Rural Wisdom
The times when life has really spun our wheels
by
Book Details
About the Book
In this delightful memoir of short stories and essays, the author uses the rural wisdom he gained in his youth to explain time, forgiveness, and the crush of change; and applies it the challenge of life in the big city. Here, there is history on a clothesline, wisdom in a thunderstorm, and appreciation in a car ride. His humor includes a wild turkey that lived in a doghouse with an old German Shepherd, escaped wild pigs, and the etiquette of trapping city mice. Follow the author as he explores the reverence of the beekeeper, the absolute quiet of the farm between dark and dawn, and compares today’s body-piercings to the nose jewelry used on the farm. The theme of the book reveals that each one of us wants to be loved, appreciated, and to contribute to life. But along the way we ignore our opportunities, and yet, life continually gives us second chances despite our inattentiveness. Read and enjoy the author’s appreciation of the richness of ourselves.
About the Author
Another holiday is over and as I leave the farm of my youth and return to my home in the city, I am pumped full of turkey, dressing, pies and all the goodness of family--good family. When I was growing up, I resented the ordinariness of my family. It was stable, secure, and comfortable. Since there were ten of us it was never lonely or uneventful. It was us. Then when I became a teenager, family was an embarrassment. Mom and Dad were country folk. True, they were thoughtful, kind, dependable, respected, loving and giving; but they were as boring as Mom’s blue-ribbon, homemade bread. It was there every day, and I was bored with it. Give me some store-bought white bread without all that graininess, and you’d think I had been given candy.

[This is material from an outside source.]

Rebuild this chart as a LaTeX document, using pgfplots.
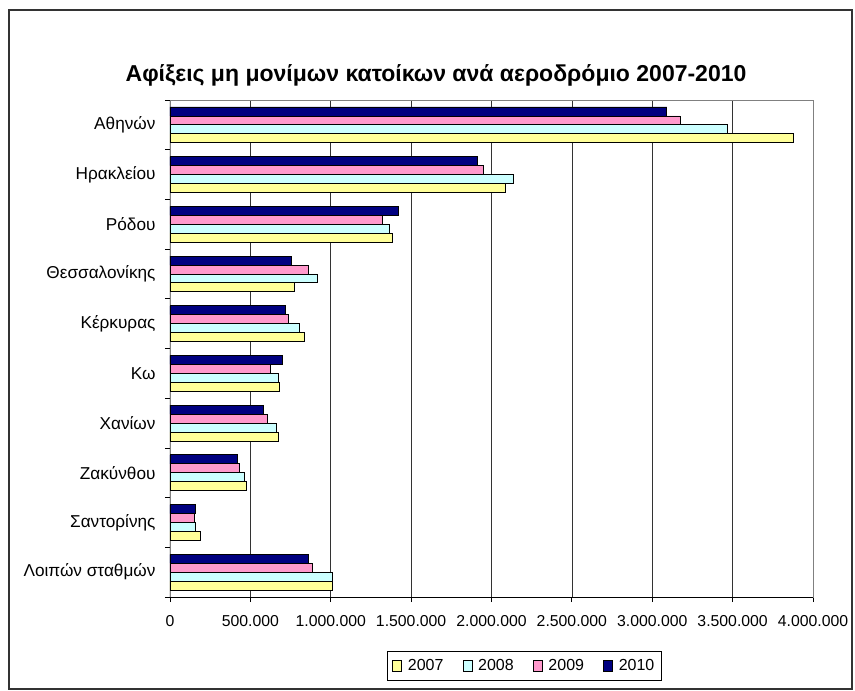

Finally, at the age of seventeen, it was time for me to leave the family and the farm. I liked being on my own--going places, doing things, being an adult. However, I was never able to recreate the feeling of family; that feeling of home, of belonging. Sure, strangers treated me better than family, although they never treated me with love. Sure, strangers never interfered, although I’m not sure they cared. Sure, strangers took me for face value and gave me a fresh start, although they never asked who I was or what was my story.
So I banged around for years. I didn’t write home. I didn’t call. I was searching for something that was missing. I completed the military, graduated from college, and started a family before I discovered that what I was looking for was what I had left behind--family.
What I noticed in those searching years was that my family, Mom and Dad and all those siblings, weren’t common and ordinary. They were rare, unique and extraordinary. I was raised in one of those impossible idyllic times, surrounded by idyllic (and sometimes impossible) people. It was country living at its best, because it was country living in family and in love.